While many Western companies have pulled out of Russia due to the conflict and international sanctions, SLB has chosen a different path. According to documents obtained by Global Witness and seen by the Financial Times, SLB signed a contract in December with the Russian oil and gas institute Vnigni, committing to help build models of oil and gas deposits for new projects. This move is seen by some as a way to gain a competitive edge, though not without controversy.
A Closer Look at SLB’s Expansion
The Financial Times reported that since December, SLB has posted over 1,000 job ads in Russia, seeking a wide range of roles from drivers to geologists. The benefits on offer are appealing, too, including lunch at work, access to sports facilities, and discounted share schemes. Additionally, SLB’s Russian subsidiaries registered two new trademarks in July, further signaling their commitment to the region.

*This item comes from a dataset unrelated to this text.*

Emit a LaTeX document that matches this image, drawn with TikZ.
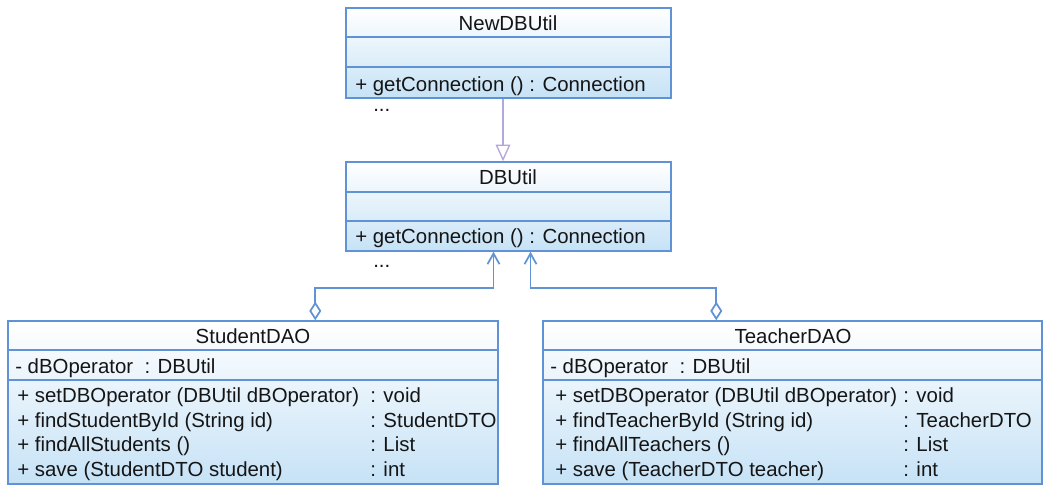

SLB Continues Operations in Russia Despite Sanctions
In response to expanded international sanctions, SLB announced in July 2023 that it would halt shipments of products and technology into Russia from all its facilities worldwide. However, Russian customs filings show that the company continued to import equipment through other sources, bringing in $17.5 million worth of goods between August and December 2023. Most of these imports came from China and India, with some materials potentially subject to export controls if they were from the EU.
SLB Is Criticized by Human Rights Groups
SLB’s operations in Russia have drawn criticism from human rights groups and the Ukrainian government, who allege that the company’s work helps fund the Kremlin’s war efforts. Despite this, western policymakers have avoided imposing comprehensive sanctions on oilfield services in Russia, fearing that it could lead to a spike in global oil prices.
As Lela Stanley, a senior investigator for Global Witness, put it: “Western energy firms are still free to help Russia produce oil, and to help fund the war. That’s a profound failure.”
Looking Forward
SLB’s expansion in Russia, while its competitors withdraw, reflects a deliberate business strategy in a challenging and conflicted environment. Whether this bold move will pay off or backfire remains to be seen, but for now, SLB is doubling down on its presence in Russia, despite the risks and ethical concerns.
Is SLB a Good Stock to Buy?
Analysts remain bullish about SLB stock, with a consensus Strong Buy rating based on 15 Buys and one Hold. Over the past year, SLB has decreased by 20%, and the average SLB price target of $66 implies an upside potential of 46.5% from current levels.